- [INSTRUCTION] Could the lines from the start of the data through the line with "plt.rcParams['font.family'] = ['Liberation" be set down exactly, with no pictures among them?

──────── INFORMATION SHOWN ────────

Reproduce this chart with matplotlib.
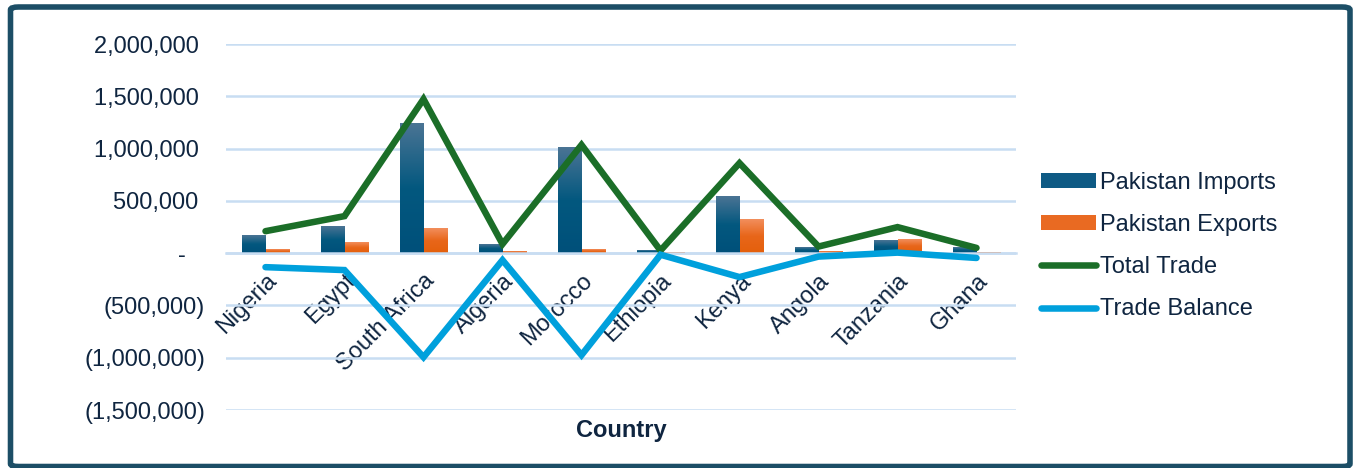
import matplotlib.pyplot as plt
import matplotlib.ticker as mticker
from matplotlib.patches import FancyBboxPatch
from matplotlib.colors import LinearSegmentedColormap
import numpy as np

plt.rcParams['font.family'] = ['Liberation Sans', 'DejaVu Sans']

# Datos (valores estimados de la imagen)
countries = ["Nigeria", "Egypt", "South Africa", "Algeria", "Morocco",
             "Ethiopia", "Kenya", "Angola", "Tanzania", "Ghana"]
imports = [172000, 258000, 1234000, 77000, 1005000, 20000, 545000, 48000, 122000, 48000]
exports = [38000, 96000, 239000, 10000, 30000, 5000, 316000, 15000, 127000, 2000]
total_trade = [210000, 354000, 1473000, 87000, 1035000, 25000, 861000, 63000, 249000, 50000]
trade_balance = [-134000, -162000, -995000, -67000, -975000, -15000, -229000, -33000, 5000, -46000]

text_color = '#0F2540'
c_imp = '#0E5A84'
c_exp = '#E96A22'
c_total = '#1B6E28'
c_bal = '#00A0DC'
grid_color = '#C8DDF2'

fig = plt.figure(figsize=(13.53, 4.68), dpi=100)
ax = fig.add_axes([226 / 1353, 1 - 410 / 468, 790 / 1353, 366 / 468])

x = np.arange(len(countries))
w = 0.3
b_imp = ax.bar(x - w / 2, imports, w, color=c_imp, label="Pakistan Imports", zorder=2)
b_exp = ax.bar(x + w / 2, exports, w, color=c_exp, label="Pakistan Exports", zorder=2)
ax.plot(x, total_trade, color=c_total, lw=4.7, solid_capstyle='round',
        solid_joinstyle='miter', label="Total Trade", zorder=3)
ax.plot(x, trade_balance, color=c_bal, lw=4.7, solid_capstyle='round',
        solid_joinstyle='miter', label="Trade Balance", zorder=3)

# Degradado vertical en las barras
cm_imp = LinearSegmentedColormap.from_list("imp", ['#00507A', '#03587F', '#4A7494'])
cm_exp = LinearSegmentedColormap.from_list("exp", ['#E4600C', '#E8661A', '#F28E5C'])
grad = np.linspace(0, 1, 100).reshape(-1, 1)
for bars, cm in [(b_imp, cm_imp), (b_exp, cm_exp)]:
    for p in bars:
        x0, y0 = p.get_x(), p.get_y()
        x1, y1 = x0 + p.get_width(), y0 + p.get_height()
        if y1 - y0 <= 0:
            continue
        ax.imshow(grad, extent=[x0, x1, y0, y1], origin='lower', aspect='auto',
                  cmap=cm, zorder=2.1, interpolation='bilinear')
ax.set_xlim(-0.5, len(countries) - 0.5)
ax.set_ylim(-1500000, 2000000)
ax.set_yticks(np.arange(-1500000, 2000001, 500000))


def acct(v, pos):
    if v == 0:
        return "-   "
    if v < 0:
        return "({:,.0f})".format(-v)
    return "{:,.0f} ".format(v)


ax.yaxis.set_major_formatter(mticker.FuncFormatter(acct))
ax.yaxis.grid(True, color=grid_color, lw=1.8, zorder=0)
ax.set_axisbelow(True)

for s in ['top', 'right', 'left']:
    ax.spines[s].set_visible(False)
ax.spines['bottom'].set_position(('data', 0))
ax.spines['bottom'].set_color(grid_color)
ax.spines['bottom'].set_linewidth(1.8)

ax.set_xticks(x)
ax.set_xticklabels(countries, rotation=45, ha='right', va='top',
                   rotation_mode='anchor')
ax.tick_params(axis='x', length=0, pad=12, labelsize=17, labelcolor=text_color)
ax.tick_params(axis='y', length=0, pad=15, labelsize=17, labelcolor=text_color)

fig.text(621 / 1353, 1 - 430 / 468, "Country", ha='center', va='center',
         fontsize=17, fontweight='bold', color=text_color)

handles, labels = ax.get_legend_handles_labels()
order = [labels.index(l) for l in ["Pakistan Imports", "Pakistan Exports",
                                    "Total Trade", "Trade Balance"]]
leg = fig.legend([handles[i] for i in order], [labels[i] for i in order],
                 loc='center left', bbox_to_anchor=(1020 / 1353, 1 - 246 / 468),
                 frameon=False, fontsize=17, handlelength=2.3,
                 handletextpad=0.2, labelspacing=0.86, handleheight=0.6)
for t in leg.get_texts():
    t.set_color(text_color)

# Marco exterior
frame = FancyBboxPatch((10.5 / 1353, 1.5 / 468), 1339.5 / 1353, 459.5 / 468,
                       boxstyle="round,pad=0,rounding_size=0.006",
                       transform=fig.transFigure, fill=False,
                       edgecolor='#1C4E66', lw=4)
fig.patches.append(frame)

plt.savefig("out.png", dpi=100)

────────

- [SOLUTION]
Reproduce this chart with matplotlib.
import matplotlib.pyplot as plt
import matplotlib.ticker as mticker
from matplotlib.patches import FancyBboxPatch
from matplotlib.colors import LinearSegmentedColormap
import numpy as np

plt.rcParams['font.family'] = ['Liberation Sans', 'DejaVu Sans']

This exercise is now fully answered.